Observations and modeling of melting-layer microphysical processes in MC3E

 
Poster PDF

Authors

Aaron Bansemer — National Center for Atmospheric Research (NCAR)
Wojciech Grabowski — National Center for Atmospheric Research (NCAR)
Andrew Heymsfield — National Center for Atmospheric Research (NCAR)
Hugh Clifton Morrison — University Corporation for Atmospheric Research

Category

Field Campaigns

Description

Microphysical factors controlling cold pool evolution are uncertain and lead to considerable uncertainty in simulations of aerosol effects on organized deep convection. In particular, microphysical processes in stratiform rain regions of mesoscale convective systems are not well understood, especially within and above the melting layer.
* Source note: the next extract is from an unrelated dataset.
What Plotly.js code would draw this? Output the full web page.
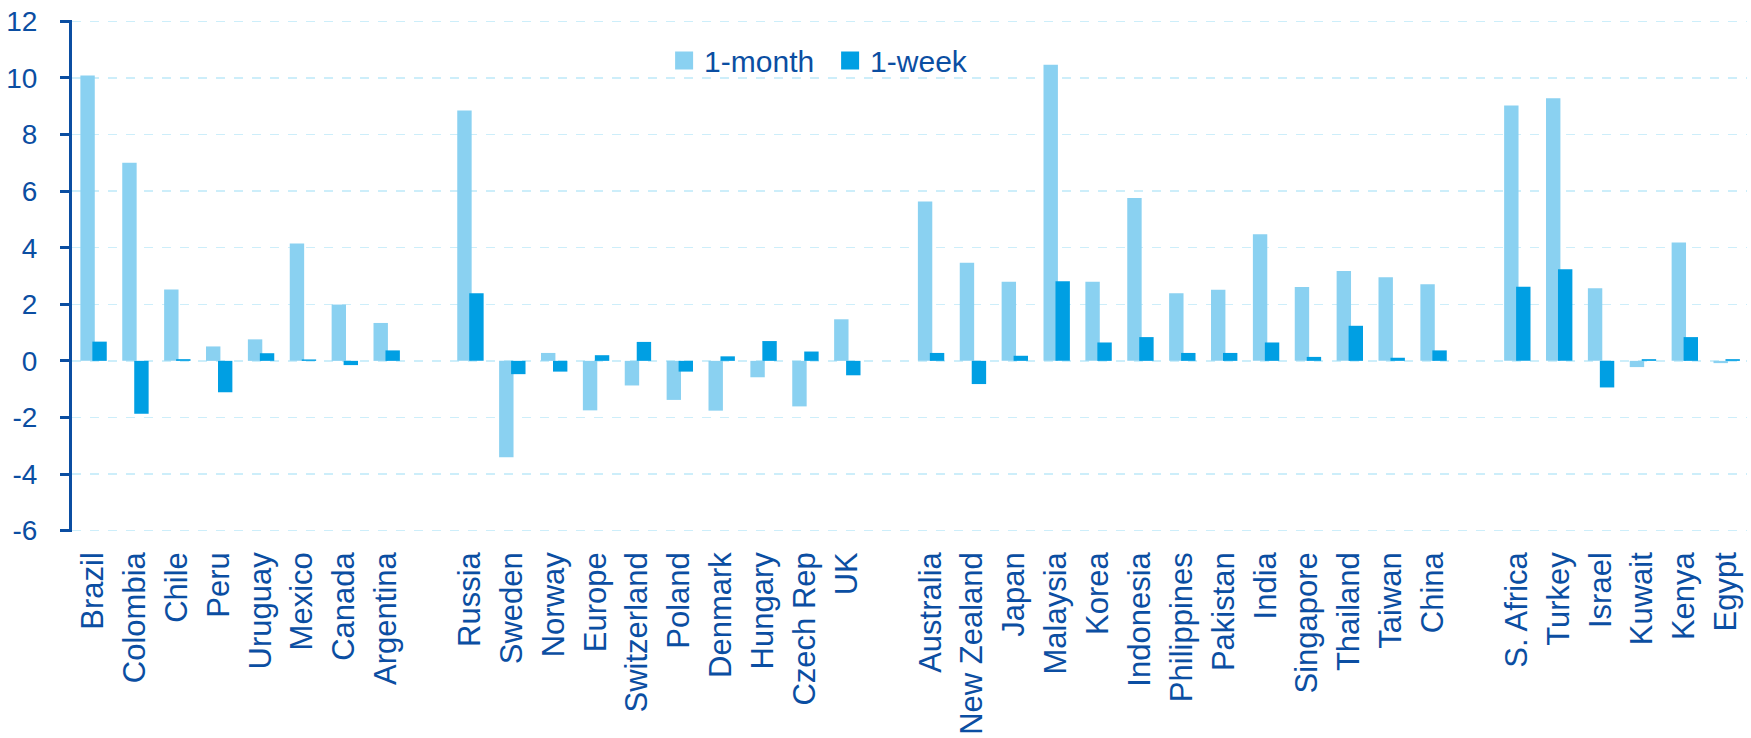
<!DOCTYPE html>
<html>
<head>
<meta charset="utf-8">
<script src="https://cdn.plot.ly/plotly-3.0.1.min.js"></script>
<style>
  html, body { margin: 0; padding: 0; background: #ffffff; }
  #chart { width: 1751px; height: 738px; }
</style>
</head>
<body>
<div id="chart"></div>
<script>
// Categories (blank entries are the gaps between regional groups)
const categories = [
  'Brazil','Colombia','Chile','Peru','Uruguay','Mexico','Canada','Argentina',
  ' ',
  'Russia','Sweden','Norway','Europe','Switzerland','Poland','Denmark','Hungary','Czech Rep','UK',
  '  ',
  'Australia','New Zealand','Japan','Malaysia','Korea','Indonesia','Philippines','Pakistan','India','Singapore','Thailand','Taiwan','China',
  '   ',
  'S. Africa','Turkey','Israel','Kuwait','Kenya','Egypt'
];

const oneMonth = [
  10.09, 7.00, 2.52, 0.51, 0.76, 4.15, 1.99, 1.34,
  null,
  8.85, -3.41, 0.28, -1.75, -0.87, -1.38, -1.76, -0.58, -1.61, 1.47,
  null,
  5.63, 3.47, 2.80, 10.47, 2.80, 5.76, 2.39, 2.51, 4.48, 2.61, 3.18, 2.96, 2.71,
  null,
  9.03, 9.28, 2.57, -0.22, 4.18, -0.08
];

const oneWeek = [
  0.68, -1.87, 0.06, -1.11, 0.27, 0.05, -0.15, 0.37,
  null,
  2.39, -0.47, -0.38, 0.20, 0.67, -0.38, 0.16, 0.70, 0.33, -0.51,
  null,
  0.28, -0.82, 0.18, 2.81, 0.65, 0.84, 0.28, 0.28, 0.65, 0.14, 1.24, 0.11, 0.37,
  null,
  2.62, 3.24, -0.94, 0.06, 0.84, 0.06
];

const seriesNames = ['1-month', '1-week'];
const yTicks = [-6, -4, -2, 0, 2, 4, 6, 8, 10, 12];
const yRange = [-6.05, 12.05];

const navy = '#0b4ea2';
const lightBlue = '#8ad1f1';
const midBlue = '#009fe3';
const fontFam = '"Liberation Sans", Arial, Helvetica, sans-serif';
const seriesColors = [lightBlue, midBlue];

const traces = [
  {
    type: 'bar', name: seriesNames[0], x: categories, y: oneMonth,
    marker: { color: lightBlue, line: { width: 0 } },
    width: 0.344, offset: -0.30, showlegend: false, hoverinfo: 'x+y'
  },
  {
    type: 'bar', name: seriesNames[1], x: categories, y: oneWeek,
    marker: { color: midBlue, line: { width: 0 } },
    width: 0.344, offset: -0.014, showlegend: false, hoverinfo: 'x+y'
  }
];

// legend-only entries with larger square swatches
seriesNames.forEach((nm, i) => {
  traces.push({
    type: 'scatter', mode: 'markers', name: nm,
    x: [null], y: [null],
    marker: { symbol: 'square', size: 16, color: seriesColors[i],
              line: { width: 2, color: seriesColors[i] } },
    showlegend: true, hoverinfo: 'skip'
  });
});

const nCat = categories.length;

const layout = {
  width: 1751, height: 738,
  margin: { l: 72, r: 4, t: 20, b: 206 },
  paper_bgcolor: '#ffffff', plot_bgcolor: '#ffffff',
  barmode: 'overlay',
  font: { family: fontFam, color: navy, size: 30 },
  showlegend: true,
  legend: {
    orientation: 'h', x: 0.3535, xanchor: 'left', y: 0.921, yanchor: 'middle',
    font: { family: fontFam, size: 30, color: navy },
    bgcolor: 'rgba(0,0,0,0)', borderwidth: 0,
    entrywidth: 121, entrywidthmode: 'pixels',
    itemsizing: 'trace',
    traceorder: 'normal'
  },
  xaxis: {
    type: 'category',
    categoryorder: 'array', categoryarray: categories,
    range: [-0.5, nCat - 0.5],
    showline: false, showgrid: false, zeroline: false,
    ticks: '', tickangle: -90,
    tickfont: { family: fontFam, size: 31, color: navy },
    ticklabelstandoff: 13,
    fixedrange: true
  },
  xaxis2: {
    type: 'linear', overlaying: 'x', anchor: 'free',
    position: (0 - yRange[0]) / (yRange[1] - yRange[0]),
    range: [-0.5, nCat - 0.5],
    tickmode: 'linear', tick0: -0.5, dtick: 1,
    showticklabels: false, showgrid: false, zeroline: false,
    showline: true, linecolor: navy, linewidth: 3,
    ticks: 'outside', ticklen: 9, tickwidth: 3, tickcolor: navy,
    fixedrange: true
  },
  yaxis: {
    range: yRange, tickmode: 'array', tickvals: yTicks,
    ticktext: yTicks.map(String),
    showline: true, linecolor: navy, linewidth: 3,
    ticks: 'outside', ticklen: 9, tickwidth: 3, tickcolor: navy,
    showgrid: true, gridcolor: '#cdeefa', gridwidth: 1.5, griddash: 'dash',
    zeroline: false,
    tickfont: { family: fontFam, size: 28, color: navy },
    ticklabelstandoff: 17,
    fixedrange: true
  }
};

Plotly.newPlot('chart', traces, layout, { displayModeBar: false, staticPlot: true });
</script>
</body>
</html>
In an effort to reduce these uncertainties we have analyzed in situ observations of cloud particle size distributions and particle shape during the Midlatitude Continental Convective Clouds Experiment (MC3E), with particular focus on aircraft spiral ascent/descents through the melting layer during stratiform and convective trailing stratiform events over the ARM Southern Great Plains (SGP) site. Through newly developed particle shape analysis we can detect details of the melting process, showing the evolution of melting from small particle sizes to large ones. In addition, improved estimates of particle fall velocity, number concentration, and mass flux through the melting layer have been developed. These observations are compared with results from quasi-idealized cloud system-resolving model simulations, focusing on the May 20, 2011, squall line case.